§ **AIM**: Quote the listing below in full and exactly as written, but omit every picture.

Charts and diagrams as code:
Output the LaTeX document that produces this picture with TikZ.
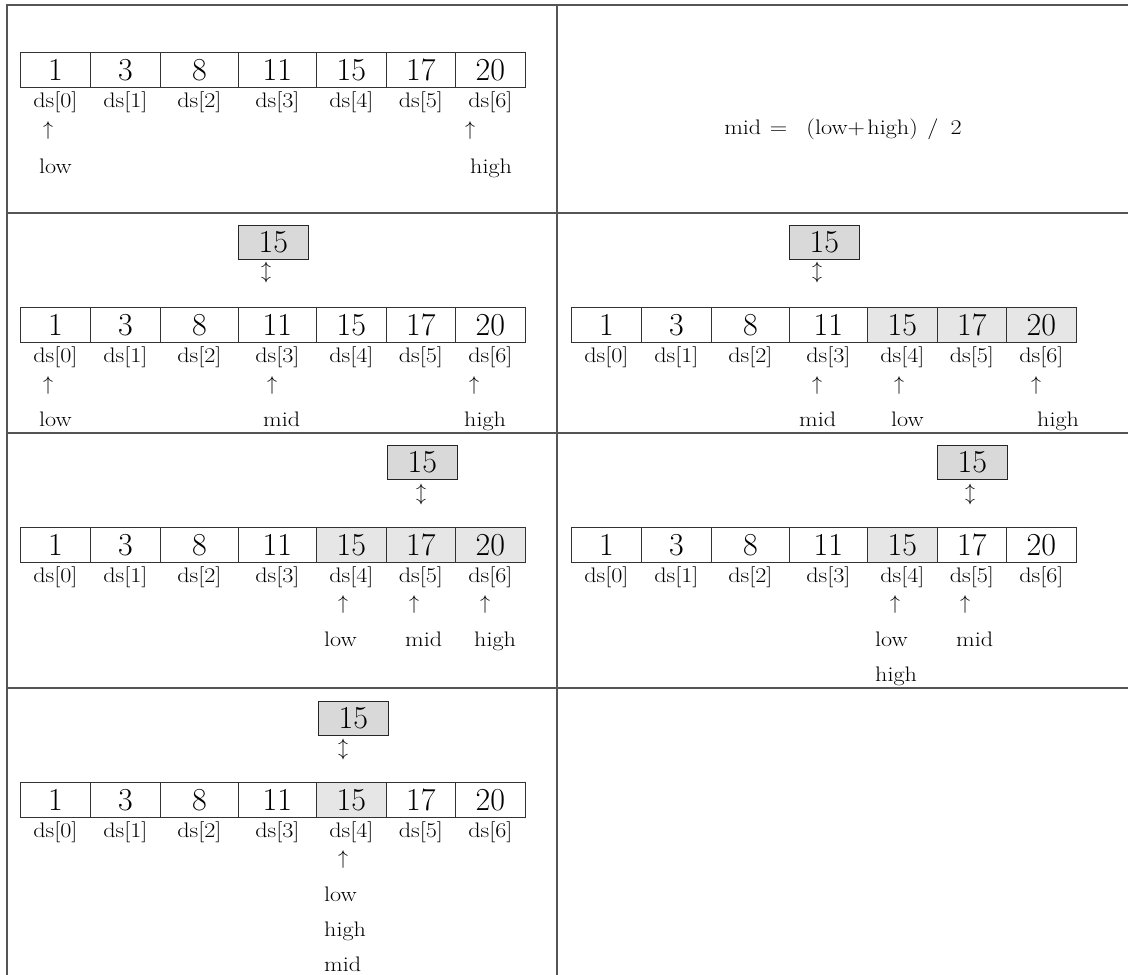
\RequirePackage{fix-cm}
\documentclass[tikz,border=0pt]{standalone}
\usepackage{graphicx}
\newcommand{\wt}[1]{\scalebox{1.15}[1]{#1}}
\definecolor{framegray}{HTML}{555555}
\definecolor{boxfill}{HTML}{D9D9D9}
\definecolor{cellfill}{HTML}{E6E6E6}
\tikzset{
  frameline/.style={draw=framegray, line width=1.3pt},
  cell/.style={draw=black!80, line width=0.8pt, inner sep=0pt, minimum height=35pt,
    anchor=north west, font=\fontsize{32}{32}\selectfont},
  keybox/.style={draw=black!85, line width=0.8pt, fill=boxfill, inner sep=0pt,
    minimum width=70pt, minimum height=34pt, anchor=north west, font=\fontsize{32}{32}\selectfont},
  idx/.style={inner sep=0pt, font=\fontsize{21}{21}\selectfont},
  ptr/.style={inner sep=0pt, font=\fontsize{20}{20}\selectfont},
  lbl/.style={inner sep=0pt, anchor=base west, font=\fontsize{21}{21}\selectfont},
}
% #1 name prefix, #2 x offset, #3 top y, #4..#5 highlighted range
\newcommand{\darray}[5]{%
  \foreach \i/\l/\w/\v in {0/20/70/1, 1/90/70/3, 2/160/78/8, 3/238/78/11,
                           4/316/70/15, 5/386/69/17, 6/455/70/20}{%
    \pgfmathtruncatemacro{\hh}{100*and(\i>=#4,\i<=#5)}%
    \node[cell, fill=cellfill!\hh!white, minimum width=\w pt] (#1c\i) at ({\l+#2},#3) {\v};
    \node[idx] (#1d\i) at ([yshift=-14pt]#1c\i.south) {\wt{ds[\i]}};
  }%
}
\begin{document}
\begin{tikzpicture}[x=1pt,y=-1pt]
\useasboundingbox (0,0) rectangle (1128,975);
% frame
\draw[frameline] (7,975) -- (7,5) -- (1128,5);
\draw[frameline] (557,5) -- (557,975);
\foreach \y in {213,433,688} \draw[frameline] (7,\y) -- (1128,\y);

% ---- row 1 left
\darray{a}{0}{52}{9}{9}
\node[ptr] (aup0) at (48,130) {$\uparrow$};
\node[ptr] (aup6) at (470,130) {$\uparrow$};
\node[lbl] (alow) at (39,173) {\wt{low}};
\node[lbl] (ahigh) at (470,173) {\wt{high}};
% ---- row 1 right
\node[idx] (formula) at (843,129) {\wt{mid\hspace{0.35em}=\hspace{0.8em}(low+\hspace{0.1em}high)\hspace{0.4em}/\hspace{0.5em}2}};

% ---- row 2 left
\node[keybox] (bkey) at (238,225) {15};
\node[ptr] (bud) at (266,272) {$\updownarrow$};
\darray{b}{0}{307}{9}{9}
\node[ptr] (bup0) at (48,385) {$\uparrow$};
\node[ptr] (bup3) at (272,385) {$\uparrow$};
\node[ptr] (bup6) at (474,385) {$\uparrow$};
\node[lbl] (blow) at (39,426) {\wt{low}};
\node[lbl] (bmid) at (263,426) {\wt{mid}};
\node[lbl] (bhigh) at (464,426) {\wt{high}};

% ---- row 2 right
\node[keybox] (ckey) at (789,225) {15};
\node[ptr] (cud) at (817,272) {$\updownarrow$};
\darray{c}{551}{307}{4}{6}
\node[ptr] (cup3) at (817,385) {$\uparrow$};
\node[ptr] (cup4) at (899,385) {$\uparrow$};
\node[ptr] (cup6) at (1036,385) {$\uparrow$};
\node[lbl] (cmid) at (799,426) {\wt{mid}};
\node[lbl] (clow) at (891,426) {\wt{low}};
\node[lbl] (chigh) at (1037,426) {\wt{high}};

% ---- row 3 left
\node[keybox] (dkey) at (387,445) {15};
\node[ptr] (dud) at (421,494) {$\updownarrow$};
\darray{d}{0}{527}{4}{6}
\node[ptr] (dup4) at (343,604) {$\uparrow$};
\node[ptr] (dup5) at (414,604) {$\uparrow$};
\node[ptr] (dup6) at (485,604) {$\uparrow$};
\node[lbl] (dlow) at (324,646) {\wt{low}};
\node[lbl] (dmid) at (405,646) {\wt{mid}};
\node[lbl] (dhigh) at (474,646) {\wt{high}};

% ---- row 3 right
\node[keybox] (ekey) at (937,445) {15};
\node[ptr] (eud) at (970,494) {$\updownarrow$};
\darray{e}{551}{527}{4}{4}
\node[ptr] (eup4) at (895,604) {$\uparrow$};
\node[ptr] (eup5) at (965,604) {$\uparrow$};
\node[lbl] (elow) at (875,646) {\wt{low}};
\node[lbl] (emid) at (956,646) {\wt{mid}};
\node[lbl] (ehigh) at (875,681) {\wt{high}};

% ---- row 4 left
\node[keybox] (fkey) at (318,701) {15};
\node[ptr] (fud) at (343,749) {$\updownarrow$};
\darray{f}{0}{782}{4}{4}
\node[ptr] (fup4) at (343,859) {$\uparrow$};
\node[lbl] (flow) at (324,901) {\wt{low}};
\node[lbl] (fhigh) at (324,936) {\wt{high}};
\node[lbl] (fmid) at (324,971) {\wt{mid}};
\end{tikzpicture}
\end{document}
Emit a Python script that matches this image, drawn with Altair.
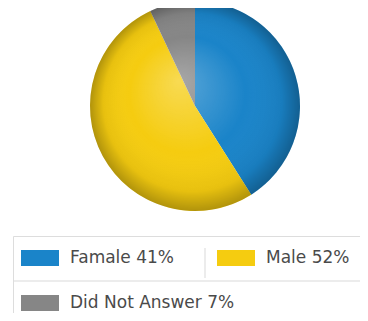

§ **OUTPUT OF THE TASK**:
Output the LaTeX document that produces this picture with TikZ.
\RequirePackage{fix-cm}
\documentclass[tikz,border=0pt]{standalone}
\usepackage{graphicx}
\newcommand{\wt}[1]{\scalebox{1.15}[1]{#1}}
\definecolor{framegray}{HTML}{555555}
\definecolor{boxfill}{HTML}{D9D9D9}
\definecolor{cellfill}{HTML}{E6E6E6}
\tikzset{
  frameline/.style={draw=framegray, line width=1.3pt},
  cell/.style={draw=black!80, line width=0.8pt, inner sep=0pt, minimum height=35pt,
    anchor=north west, font=\fontsize{32}{32}\selectfont},
  keybox/.style={draw=black!85, line width=0.8pt, fill=boxfill, inner sep=0pt,
    minimum width=70pt, minimum height=34pt, anchor=north west, font=\fontsize{32}{32}\selectfont},
  idx/.style={inner sep=0pt, font=\fontsize{21}{21}\selectfont},
  ptr/.style={inner sep=0pt, font=\fontsize{20}{20}\selectfont},
  lbl/.style={inner sep=0pt, anchor=base west, font=\fontsize{21}{21}\selectfont},
}
% #1 name prefix, #2 x offset, #3 top y, #4..#5 highlighted range
\newcommand{\darray}[5]{%
  \foreach \i/\l/\w/\v in {0/20/70/1, 1/90/70/3, 2/160/78/8, 3/238/78/11,
                           4/316/70/15, 5/386/69/17, 6/455/70/20}{%
    \pgfmathtruncatemacro{\hh}{100*and(\i>=#4,\i<=#5)}%
    \node[cell, fill=cellfill!\hh!white, minimum width=\w pt] (#1c\i) at ({\l+#2},#3) {\v};
    \node[idx] (#1d\i) at ([yshift=-14pt]#1c\i.south) {\wt{ds[\i]}};
  }%
}
\begin{document}
\begin{tikzpicture}[x=1pt,y=-1pt]
\useasboundingbox (0,0) rectangle (1128,975);
% frame
\draw[frameline] (7,975) -- (7,5) -- (1128,5);
\draw[frameline] (557,5) -- (557,975);
\foreach \y in {213,433,688} \draw[frameline] (7,\y) -- (1128,\y);

% ---- row 1 left
\darray{a}{0}{52}{9}{9}
\node[ptr] (aup0) at (48,130) {$\uparrow$};
\node[ptr] (aup6) at (470,130) {$\uparrow$};
\node[lbl] (alow) at (39,173) {\wt{low}};
\node[lbl] (ahigh) at (470,173) {\wt{high}};
% ---- row 1 right
\node[idx] (formula) at (843,129) {\wt{mid\hspace{0.35em}=\hspace{0.8em}(low+\hspace{0.1em}high)\hspace{0.4em}/\hspace{0.5em}2}};

% ---- row 2 left
\node[keybox] (bkey) at (238,225) {15};
\node[ptr] (bud) at (266,272) {$\updownarrow$};
\darray{b}{0}{307}{9}{9}
\node[ptr] (bup0) at (48,385) {$\uparrow$};
\node[ptr] (bup3) at (272,385) {$\uparrow$};
\node[ptr] (bup6) at (474,385) {$\uparrow$};
\node[lbl] (blow) at (39,426) {\wt{low}};
\node[lbl] (bmid) at (263,426) {\wt{mid}};
\node[lbl] (bhigh) at (464,426) {\wt{high}};

% ---- row 2 right
\node[keybox] (ckey) at (789,225) {15};
\node[ptr] (cud) at (817,272) {$\updownarrow$};
\darray{c}{551}{307}{4}{6}
\node[ptr] (cup3) at (817,385) {$\uparrow$};
\node[ptr] (cup4) at (899,385) {$\uparrow$};
\node[ptr] (cup6) at (1036,385) {$\uparrow$};
\node[lbl] (cmid) at (799,426) {\wt{mid}};
\node[lbl] (clow) at (891,426) {\wt{low}};
\node[lbl] (chigh) at (1037,426) {\wt{high}};

% ---- row 3 left
\node[keybox] (dkey) at (387,445) {15};
\node[ptr] (dud) at (421,494) {$\updownarrow$};
\darray{d}{0}{527}{4}{6}
\node[ptr] (dup4) at (343,604) {$\uparrow$};
\node[ptr] (dup5) at (414,604) {$\uparrow$};
\node[ptr] (dup6) at (485,604) {$\uparrow$};
\node[lbl] (dlow) at (324,646) {\wt{low}};
\node[lbl] (dmid) at (405,646) {\wt{mid}};
\node[lbl] (dhigh) at (474,646) {\wt{high}};

% ---- row 3 right
\node[keybox] (ekey) at (937,445) {15};
\node[ptr] (eud) at (970,494) {$\updownarrow$};
\darray{e}{551}{527}{4}{4}
\node[ptr] (eup4) at (895,604) {$\uparrow$};
\node[ptr] (eup5) at (965,604) {$\uparrow$};
\node[lbl] (elow) at (875,646) {\wt{low}};
\node[lbl] (emid) at (956,646) {\wt{mid}};
\node[lbl] (ehigh) at (875,681) {\wt{high}};

% ---- row 4 left
\node[keybox] (fkey) at (318,701) {15};
\node[ptr] (fud) at (343,749) {$\updownarrow$};
\darray{f}{0}{782}{4}{4}
\node[ptr] (fup4) at (343,859) {$\uparrow$};
\node[lbl] (flow) at (324,901) {\wt{low}};
\node[lbl] (fhigh) at (324,936) {\wt{high}};
\node[lbl] (fmid) at (324,971) {\wt{mid}};
\end{tikzpicture}
\end{document}
Emit a Python script that matches this image, drawn with Altair.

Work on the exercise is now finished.